Geopolitical headlines rarely move cryptocurrency markets in lock-step with traditional commodities, yet this week's diplomatic signals from Washington created an unusual moment of convergence. As President Trump announced progress toward reopening the Strait of Hormuz—a critical chokepoint controlling roughly 20% of global oil transit—crude prices buckled below psychologically significant support levels. Brent fell through the $99 mark while West Texas Intermediate approached $80 per barrel. Yet Bitcoin, typically sensitive to macro risk-off sentiment and energy cost considerations, remained anchored near $77,000, suggesting the market is parsing this particular geopolitical narrative differently than traditional risk assets.

The Strait of Hormuz represents one of the world's most strategically important energy pinch points, and any credible pathway to de-escalation carries outsized weight for oil valuations. A genuine thaw in U.S.-Iran relations would theoretically unlock additional Iranian crude supply, flooding markets and depressing prices—precisely what occurred as traders priced in Trump's rhetoric. The timing, with U.S. equity exchanges closed for Memorial Day, meant reduced volume and potential for exaggerated price swings across energy futures. This thin-liquidity environment can amplify volatility without representing true fundamental shifts in demand or supply expectations.

Bitcoin's indifference to the crude decline hints at a maturing perception among digital asset investors. While energy consumption remains a legitimate critique of proof-of-work networks, the narrative connecting Bitcoin to oil markets has weakened considerably as renewable energy penetration in mining accelerates and macro investors increasingly treat Bitcoin as an uncorrelated asset class rather than a traditional commodity proxy. The $77,000 holding pattern suggests participants are more focused on Federal Reserve policy, inflation data, and institutional adoption than on energy inputs or geopolitical oil dynamics. This decoupling—where Bitcoin maintains its price despite commodity volatility—reflects the asset's evolution toward genuine alternative store-of-value status.

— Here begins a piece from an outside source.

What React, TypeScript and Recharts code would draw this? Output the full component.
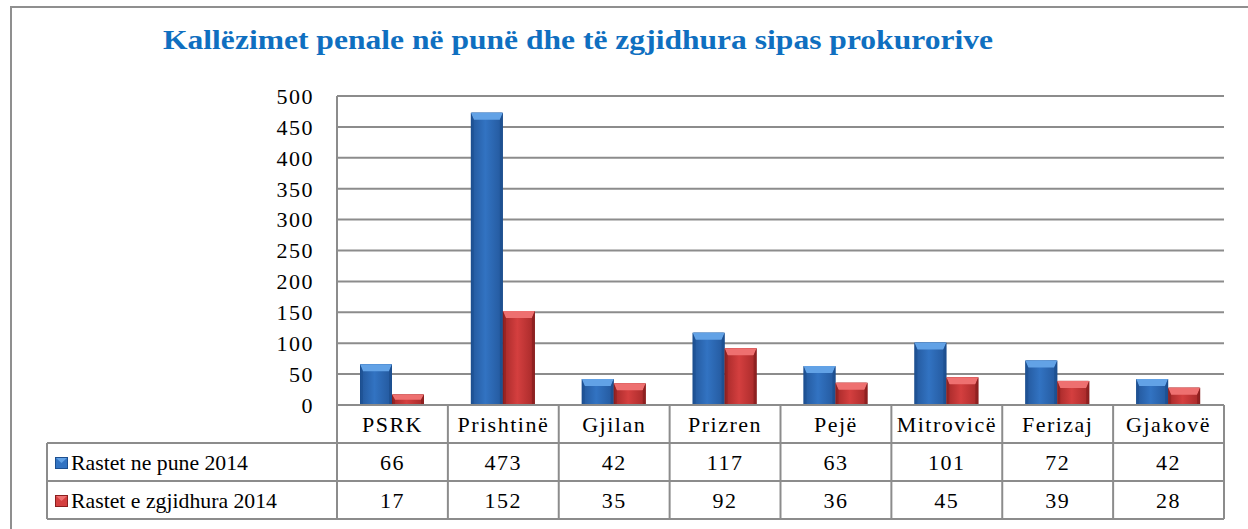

The broader implication worth monitoring: if diplomatic agreements continue reducing energy security premiums embedded in oil prices, and if that trend fails to pressure Bitcoin meaningfully, it signals the market has genuinely accepted digital assets operate under fundamentally different valuation frameworks than commodities tied to physical scarcity and geopolitical risk. That shift would represent a maturation checkpoint for the sector as it competes for macro capital allocation.